Business owners at Lake Powell say there's still plenty to do at the lake despite lower water levels
PHOENIX - The impact from the current mega-drought can’t be understated, as Lake Powell, which is currently at 26% capacity, looks a lot different than it did just three years ago.
Lower water levels aside, small businesses in the area that rely on the lake are trying to get the word out that there is still water.
"Everybody's open for business up here," said Judy Franz with the Page-Lake Powell Chamber of Commerce.
"It's almost like being on a different planet. Now, with the way the level is now, it's still amazing. You can get to a lot of those canyons. It's just getting to them is a little bit more difficult," said Jerred Brady with Powell Adventure Rentals.
Constant news of a mega-drought and low water levels have created additional problems for the small businesses on the lake. For the people that make a living on the lake, they say images of a Lake Powell with low water levels have been particularly devastating, because of the feeling that it gives that there is no water in the lake anymore.

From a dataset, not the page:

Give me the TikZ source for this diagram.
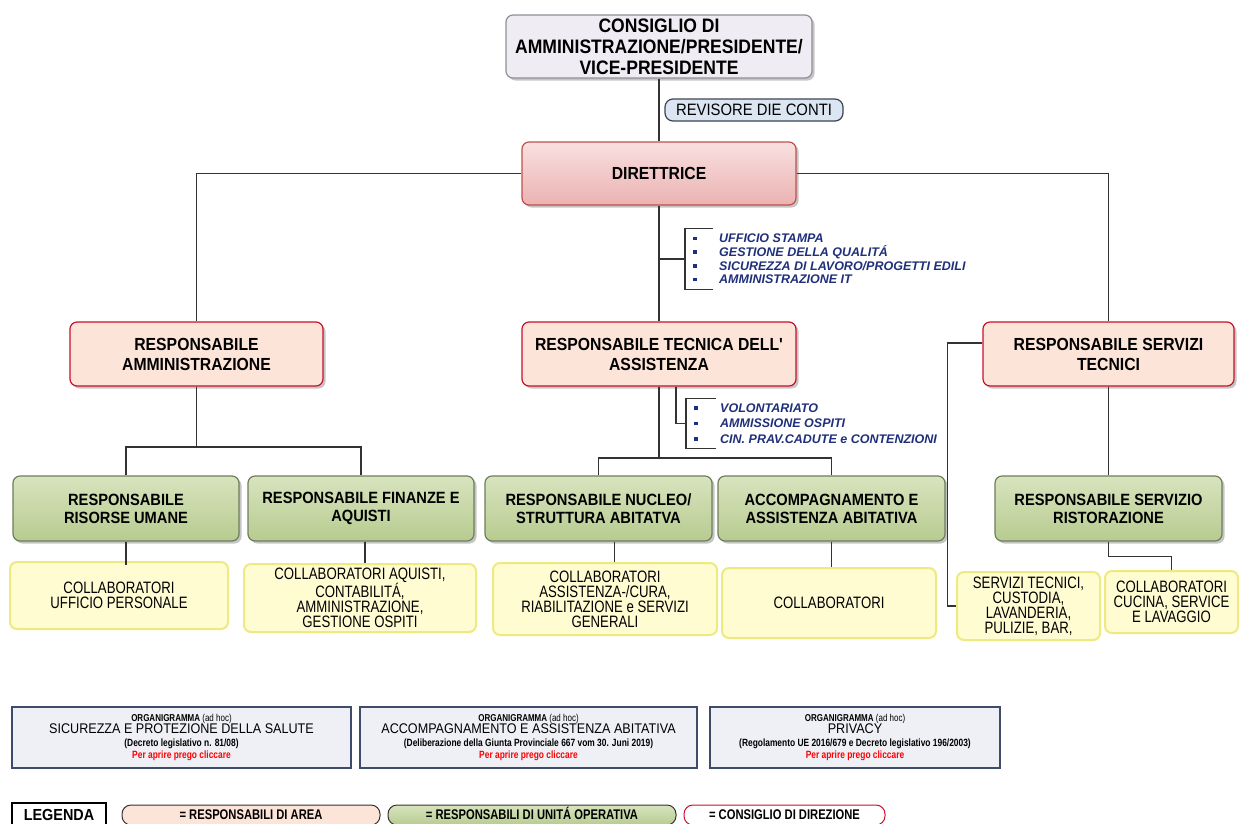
\documentclass[tikz,border=0pt]{standalone}
\usepackage{fontspec}
\setmainfont{Liberation Sans}
\newfontfamily\boxfont[FakeStretch=0.9]{Liberation Sans}
\newfontfamily\thinfont[FakeStretch=0.8]{Liberation Sans}
\usetikzlibrary{shadows}
\definecolor{boardfill}{HTML}{EFEDF3}
\definecolor{boardline}{HTML}{8F8F98}
\definecolor{dirtop}{HTML}{F9E0E0}
\definecolor{dirbot}{HTML}{EBB2B2}
\definecolor{dirline}{HTML}{C0504D}
\definecolor{areafill}{HTML}{FCE4D8}
\definecolor{arealine}{HTML}{C8102E}
\definecolor{unittop}{HTML}{D8E4BE}
\definecolor{unitbot}{HTML}{B7CB90}
\definecolor{unitline}{HTML}{6E7D5C}
\definecolor{stafffill}{HTML}{FFFCD2}
\definecolor{staffline}{HTML}{EEEA80}
\definecolor{docfill}{HTML}{EEF0F5}
\definecolor{docline}{HTML}{3F4B6B}
\definecolor{revfill}{HTML}{DCE6F2}
\definecolor{revline}{HTML}{3C4452}
\definecolor{listblue}{HTML}{1F2F7A}
\definecolor{linegray}{HTML}{333333}
\newcommand\setfs[2]{\fontsize{#1}{#2}\selectfont}
\newcommand\sqbullet{\makebox[26pt][l]{\raisebox{2.5pt}{\rule{3.5pt}{3.5pt}}}}
\newcommand\clicktext{{\color{red}Per aprire prego cliccare}}

\begin{document}
\begin{tikzpicture}[x=1pt,y=-1pt,
        conn/.style={draw=linegray,line width=1.2pt},
        box/.style={draw,rounded corners=7pt,align=center,inner sep=2pt,line width=1.2pt,
            drop shadow={shadow xshift=2.5pt,shadow yshift=-2.5pt,fill=black!45,opacity=.5}},
        boardbox/.style={box,fill=boardfill,draw=boardline,minimum width=306pt,minimum height=63pt,
            font=\boxfont\bfseries\setfs{19.5}{21}},
        revbox/.style={draw=revline,fill=revfill,rounded corners=8pt,line width=1.2pt,
            minimum width=178pt,minimum height=22pt,inner sep=1pt,font=\boxfont\setfs{16.5}{18}},
        headbox/.style={box,top color=dirtop,bottom color=dirbot,draw=dirline,
            minimum width=274pt,minimum height=63pt,font=\boxfont\bfseries\setfs{17.5}{20}},
        areabox/.style={box,fill=areafill,draw=arealine,minimum height=64pt,
            font=\boxfont\bfseries\setfs{17.5}{20}},
        unitbox/.style={box,top color=unittop,bottom color=unitbot,draw=unitline,
            minimum height=65pt,font=\boxfont\bfseries\setfs{16.3}{18}},
        staffbox/.style={draw=staffline,fill=stafffill,rounded corners=7pt,line width=2pt,
            align=center,inner sep=1pt,font=\thinfont\setfs{16.5}{15}},
        stafflist/.style={inner xsep=8pt,inner ysep=5pt,anchor=west,align=left,text=listblue,
            font=\bfseries\itshape\setfs{12.5}{13.7}},
        docbox/.style={draw=docline,fill=docfill,line width=1.2pt,minimum height=61pt,
            align=center,inner sep=1pt,font=\boxfont\setfs{14}{12.5}},
        legpill/.style={draw=linegray,rounded corners=9pt,line width=1pt,minimum height=20pt,
            text height=10pt,text depth=2pt,inner sep=1pt,font=\thinfont\bfseries\setfs{14}{16}}
    ]
        \useasboundingbox (0,0) rectangle (1239,823);
        \clip (0,0) rectangle (1239,823);

        \node[boardbox] (cda) at (659,46.5) {CONSIGLIO DI\\AMMINISTRAZIONE/PRESIDENTE/\\VICE-PRESIDENTE};
        \node[headbox] (dir) at (659,173.5) {DIRETTRICE};
        \node[areabox,minimum width=253pt] (amm) at (196.5,354) {RESPONSABILE\\AMMINISTRAZIONE};
        \node[areabox,minimum width=274pt] (tec) at (659,354) {RESPONSABILE TECNICA DELL'\\ASSISTENZA};
        \node[areabox,minimum width=251pt] (srv) at (1108.5,354) {RESPONSABILE SERVIZI\\TECNICI};

        \node[unitbox,minimum width=226pt] (hr) at (126,508.5) {RESPONSABILE\\RISORSE UMANE};
        \node[unitbox,minimum width=226pt] (fin) at (361,508.5) {RESPONSABILE FINANZE E\\AQUISTI};
        \node[unitbox,minimum width=227pt] (nuc) at (598.5,508.5) {RESPONSABILE NUCLEO/\\STRUTTURA ABITATVA};
        \node[unitbox,minimum width=227pt] (acc) at (831.5,508.5) {ACCOMPAGNAMENTO E\\ASSISTENZA ABITATIVA};
        \node[unitbox,minimum width=227pt] (ris) at (1108.5,508.5) {RESPONSABILE SERVIZIO\\RISTORAZIONE};

        \node[staffbox,minimum width=218pt,minimum height=67pt] (hrc) at (119,595.5) {COLLABORATORI\\UFFICIO PERSONALE};
        \node[staffbox,minimum width=232pt,minimum height=68pt] (finc) at (360,598) {COLLABORATORI  AQUISTI,\\CONTABILITÁ,\\AMMINISTRAZIONE,\\GESTIONE OSPITI};
        \node[staffbox,minimum width=224pt,minimum height=72pt] (nucc) at (605,599) {COLLABORATORI\\ASSISTENZA-/CURA,\\RIABILITAZIONE e SERVIZI\\GENERALI};
        \node[staffbox,minimum width=214pt,minimum height=70pt] (accc) at (829,603) {COLLABORATORI};
        \node[staffbox,minimum width=143pt,minimum height=68pt] (srvc) at (1028.5,606) {SERVIZI TECNICI,\\CUSTODIA,\\LAVANDERIA,\\PULIZIE, BAR,};
        \node[staffbox,minimum width=133pt,minimum height=62pt] (risc) at (1171.5,602) {COLLABORATORI\\CUCINA, SERVICE\\E LAVAGGIO};

        \node[revbox] (rev) at (754,110) {REVISORE DIE CONTI};
        \node[stafflist] (staff) at (685,259) {\sqbullet UFFICIO STAMPA\\\sqbullet GESTIONE DELLA QUALITÁ\\\sqbullet SICUREZZA DI LAVORO/PROGETTI EDILI\\\sqbullet AMMINISTRAZIONE IT};
        \node[stafflist,font=\bfseries\itshape\setfs{12.5}{15.5}] (staff2) at (686,423.5) {\sqbullet VOLONTARIATO\\\sqbullet AMMISSIONE OSPITI\\\sqbullet CIN. PRAV.CADUTE e CONTENZIONI};

        \coordinate (ammbus) at (196.5,447);
        \coordinate (tecbus) at (659,458);
        \draw[conn] (cda.south) -- (dir.north);
        \draw[conn] (dir.west) -| (amm.north);
        \draw[conn] (dir.east) -| (srv.north);
        \draw[conn] (dir.south) -- (tec.north);
        \draw[conn] (dir.south |- staff.west) -- (staff.west);
        \draw[conn] ([xshift=28pt]staff.north west) -- (staff.north west) -- (staff.south west) -- ([xshift=28pt]staff.south west);
        \draw[conn] ([xshift=17pt]tec.south) |- (staff2.west);
        \draw[conn] ([xshift=30pt]staff2.north west) -- (staff2.north west) -- (staff2.south west) -- ([xshift=30pt]staff2.south west);
        \draw[conn] (amm.south) -- (ammbus);
        \draw[conn] (hr.north) |- (ammbus) -| (fin.north);
        \draw[conn] (tec.south) -- (tecbus);
        \draw[conn] (nuc.north) |- (tecbus) -| (acc.north);
        \draw[conn] (srv.south) -- (ris.north);
        \draw[conn] ([yshift=11pt]srv.west) -- ++(-35,0) |- (srvc.west);
        \draw[conn] (hr.south) -- ([yshift=-4pt]hr.south |- hrc.north);
        \draw[conn] ([xshift=4pt]fin.south) -- ([xshift=4pt]fin.south |- finc.north);
        \draw[conn] ([xshift=16pt]nuc.south) -- ([xshift=16pt]nuc.south |- nucc.north);
        \draw[conn] (acc.south) -- (acc.south |- accc.north);
        \draw[conn] (ris.south) -- ++(0,15) -| (risc.north);

        \node[docbox,minimum width=339pt] (doc1) at (181.5,737.5) {{\thinfont\setfs{10}{12.5}\textbf{ORGANIGRAMMA} (ad hoc)}\\SICUREZZA E PROTEZIONE DELLA SALUTE\\{\thinfont\bfseries\setfs{10.5}{12.5}(Decreto legislativo n. 81/08)}\\{\thinfont\bfseries\setfs{10.5}{12.5}\clicktext}};
        \node[docbox,minimum width=337pt] (doc2) at (528.5,737.5) {{\thinfont\setfs{10}{12.5}\textbf{ORGANIGRAMMA} (ad hoc)}\\ACCOMPAGNAMENTO E ASSISTENZA ABITATIVA\\{\thinfont\bfseries\setfs{10.5}{12.5}(Deliberazione della Giunta Provinciale  667 vom 30. Juni 2019)}\\{\thinfont\bfseries\setfs{10.5}{12.5}\clicktext}};
        \node[docbox,minimum width=290pt] (doc3) at (855,737.5) {{\thinfont\setfs{10}{12.5}\textbf{ORGANIGRAMMA} (ad hoc)}\\PRIVACY\\{\thinfont\bfseries\setfs{10.5}{12.5}(Regolamento UE 2016/679 e Decreto legislativo 196/2003)}\\{\thinfont\bfseries\setfs{10.5}{12.5}\clicktext}};

        \node[draw=black,line width=1.2pt,minimum width=94pt,minimum height=24pt,inner sep=1pt,
            font=\boxfont\bfseries\setfs{16}{18}] (leg) at (59,815) {LEGENDA};
        \node[legpill,fill=areafill,minimum width=258pt] (legarea) at (251,815) {= RESPONSABILI DI AREA};
        \node[legpill,top color=unittop,bottom color=unitbot,minimum width=288pt] (legunit) at (532,815) {= RESPONSABILI DI UNITÁ OPERATIVA};
        \node[legpill,fill=white,draw=arealine,minimum width=201pt] (legboard) at (784.5,815) {= CONSIGLIO DI DIREZIONE};
    \end{tikzpicture}
\end{document}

"That lone rock picture is devastating," said Franz.
Franz said they constantly fight back against the state of the lake.
"People have stopped their reservations from different hotels because they think there's no water here," said Franz. "There is water. It’s still a beautiful lake."
Molly Steffens with Powell Adventure Rentals said people call all the time to cancel, because they think the lake is dry.
"We are definitely down. Reservations have fallen," said Steffens. "Yes we are low, but we have a massive lake. A lot still to see, a lot to offer. Yes, it has changed, but it hasn’t changed in the way people are putting it out there or perceiving it to be. It's still a lot of lake."
In fact, water level at Lake Powell, as of Aug. 29, is 10 feet higher than it was in the spring.
Meanwhile, businesses in the area are eyeing Labor Day weekend, and hoping Arizonans think about visiting.